(Entries with chart source code)
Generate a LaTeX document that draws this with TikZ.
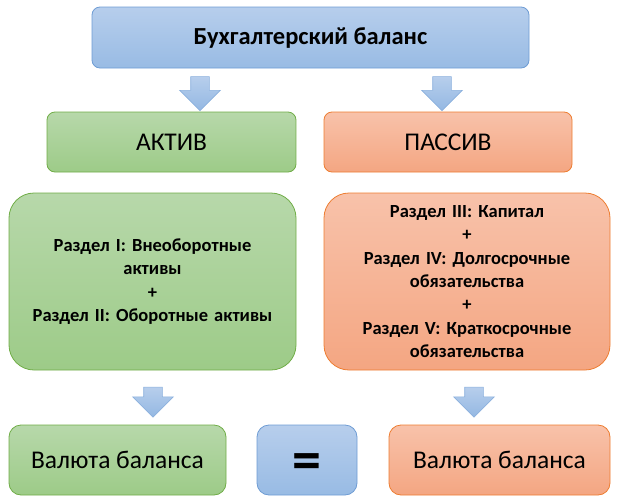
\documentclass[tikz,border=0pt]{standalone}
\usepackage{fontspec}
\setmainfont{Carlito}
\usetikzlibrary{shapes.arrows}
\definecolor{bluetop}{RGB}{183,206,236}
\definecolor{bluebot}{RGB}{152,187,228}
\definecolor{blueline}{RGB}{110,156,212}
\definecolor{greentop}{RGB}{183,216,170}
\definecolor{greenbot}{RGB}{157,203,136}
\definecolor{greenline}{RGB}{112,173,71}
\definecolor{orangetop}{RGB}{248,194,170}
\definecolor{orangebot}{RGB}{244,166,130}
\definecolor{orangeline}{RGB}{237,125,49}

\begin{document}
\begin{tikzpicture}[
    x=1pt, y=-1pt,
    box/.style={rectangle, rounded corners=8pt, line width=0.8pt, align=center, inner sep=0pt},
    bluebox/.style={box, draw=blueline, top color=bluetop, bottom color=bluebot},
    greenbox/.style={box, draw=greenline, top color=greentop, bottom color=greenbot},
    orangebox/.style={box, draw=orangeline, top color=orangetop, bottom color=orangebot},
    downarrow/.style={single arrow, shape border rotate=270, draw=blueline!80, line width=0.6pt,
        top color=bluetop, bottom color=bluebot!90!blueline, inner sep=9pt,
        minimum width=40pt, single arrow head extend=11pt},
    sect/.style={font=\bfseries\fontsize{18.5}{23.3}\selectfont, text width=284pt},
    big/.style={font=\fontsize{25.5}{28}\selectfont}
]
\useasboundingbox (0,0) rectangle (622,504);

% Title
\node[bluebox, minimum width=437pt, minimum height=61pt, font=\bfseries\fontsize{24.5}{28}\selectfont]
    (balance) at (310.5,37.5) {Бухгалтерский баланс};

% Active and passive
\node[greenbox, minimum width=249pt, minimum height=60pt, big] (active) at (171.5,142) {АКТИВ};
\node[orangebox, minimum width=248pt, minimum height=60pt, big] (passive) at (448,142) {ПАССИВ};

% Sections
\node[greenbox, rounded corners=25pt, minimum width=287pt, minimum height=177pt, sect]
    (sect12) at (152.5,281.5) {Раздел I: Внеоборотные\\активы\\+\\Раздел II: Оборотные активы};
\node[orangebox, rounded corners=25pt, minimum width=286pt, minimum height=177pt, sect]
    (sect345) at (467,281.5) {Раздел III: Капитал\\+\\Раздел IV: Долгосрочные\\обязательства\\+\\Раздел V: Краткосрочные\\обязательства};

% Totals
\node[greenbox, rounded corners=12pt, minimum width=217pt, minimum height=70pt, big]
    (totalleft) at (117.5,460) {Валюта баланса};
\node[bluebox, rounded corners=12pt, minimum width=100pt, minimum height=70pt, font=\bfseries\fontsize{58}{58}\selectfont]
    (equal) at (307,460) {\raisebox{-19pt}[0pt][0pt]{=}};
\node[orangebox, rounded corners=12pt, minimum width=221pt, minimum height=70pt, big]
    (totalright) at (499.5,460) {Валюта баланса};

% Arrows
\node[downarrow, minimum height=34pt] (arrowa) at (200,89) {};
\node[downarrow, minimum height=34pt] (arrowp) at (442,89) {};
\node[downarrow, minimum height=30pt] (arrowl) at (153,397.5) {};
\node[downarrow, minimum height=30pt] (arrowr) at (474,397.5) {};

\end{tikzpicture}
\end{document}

---

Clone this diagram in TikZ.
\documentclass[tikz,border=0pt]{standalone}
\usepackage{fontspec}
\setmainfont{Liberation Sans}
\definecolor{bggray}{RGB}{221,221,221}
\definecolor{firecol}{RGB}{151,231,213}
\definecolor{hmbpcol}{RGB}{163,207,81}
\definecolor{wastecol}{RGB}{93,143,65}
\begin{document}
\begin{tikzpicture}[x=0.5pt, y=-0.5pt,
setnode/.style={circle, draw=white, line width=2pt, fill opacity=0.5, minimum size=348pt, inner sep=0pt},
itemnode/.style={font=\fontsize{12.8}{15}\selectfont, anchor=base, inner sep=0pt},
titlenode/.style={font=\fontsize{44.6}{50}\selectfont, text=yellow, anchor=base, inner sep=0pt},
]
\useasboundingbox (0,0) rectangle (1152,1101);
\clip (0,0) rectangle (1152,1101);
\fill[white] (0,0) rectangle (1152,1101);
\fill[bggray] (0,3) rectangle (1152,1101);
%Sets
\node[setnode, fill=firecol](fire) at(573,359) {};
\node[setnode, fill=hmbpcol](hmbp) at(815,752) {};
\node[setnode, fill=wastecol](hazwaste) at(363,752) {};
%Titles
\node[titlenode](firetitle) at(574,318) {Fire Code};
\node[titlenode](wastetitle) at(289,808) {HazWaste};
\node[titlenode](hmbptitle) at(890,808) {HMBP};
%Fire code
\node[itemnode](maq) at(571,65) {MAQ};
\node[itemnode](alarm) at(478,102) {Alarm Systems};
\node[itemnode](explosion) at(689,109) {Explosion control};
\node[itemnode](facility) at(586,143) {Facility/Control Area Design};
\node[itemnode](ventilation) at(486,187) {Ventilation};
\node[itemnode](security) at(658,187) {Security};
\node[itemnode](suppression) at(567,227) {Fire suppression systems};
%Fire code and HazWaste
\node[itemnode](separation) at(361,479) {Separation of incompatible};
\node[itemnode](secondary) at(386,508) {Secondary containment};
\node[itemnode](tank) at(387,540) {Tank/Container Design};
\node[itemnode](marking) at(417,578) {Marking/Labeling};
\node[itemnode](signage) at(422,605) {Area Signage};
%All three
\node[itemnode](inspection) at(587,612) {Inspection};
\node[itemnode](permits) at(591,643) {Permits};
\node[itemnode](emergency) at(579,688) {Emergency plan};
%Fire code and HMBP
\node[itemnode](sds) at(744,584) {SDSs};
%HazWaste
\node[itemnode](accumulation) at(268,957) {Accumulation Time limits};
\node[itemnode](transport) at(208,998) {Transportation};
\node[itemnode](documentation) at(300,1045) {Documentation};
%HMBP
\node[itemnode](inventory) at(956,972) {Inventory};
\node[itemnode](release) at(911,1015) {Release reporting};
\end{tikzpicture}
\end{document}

Short exercise – Copy, exactly as they stand, the lines from the one that holds "Generate a LaTeX" to the one that holds "(0,0) rectangle (622,504);", both included, and drop every picture.

Task solution –
Generate a LaTeX document that draws this with TikZ.
\documentclass[tikz,border=0pt]{standalone}
\usepackage{fontspec}
\setmainfont{Carlito}
\usetikzlibrary{shapes.arrows}
\definecolor{bluetop}{RGB}{183,206,236}
\definecolor{bluebot}{RGB}{152,187,228}
\definecolor{blueline}{RGB}{110,156,212}
\definecolor{greentop}{RGB}{183,216,170}
\definecolor{greenbot}{RGB}{157,203,136}
\definecolor{greenline}{RGB}{112,173,71}
\definecolor{orangetop}{RGB}{248,194,170}
\definecolor{orangebot}{RGB}{244,166,130}
\definecolor{orangeline}{RGB}{237,125,49}

\begin{document}
\begin{tikzpicture}[
    x=1pt, y=-1pt,
    box/.style={rectangle, rounded corners=8pt, line width=0.8pt, align=center, inner sep=0pt},
    bluebox/.style={box, draw=blueline, top color=bluetop, bottom color=bluebot},
    greenbox/.style={box, draw=greenline, top color=greentop, bottom color=greenbot},
    orangebox/.style={box, draw=orangeline, top color=orangetop, bottom color=orangebot},
    downarrow/.style={single arrow, shape border rotate=270, draw=blueline!80, line width=0.6pt,
        top color=bluetop, bottom color=bluebot!90!blueline, inner sep=9pt,
        minimum width=40pt, single arrow head extend=11pt},
    sect/.style={font=\bfseries\fontsize{18.5}{23.3}\selectfont, text width=284pt},
    big/.style={font=\fontsize{25.5}{28}\selectfont}
]
\useasboundingbox (0,0) rectangle (622,504);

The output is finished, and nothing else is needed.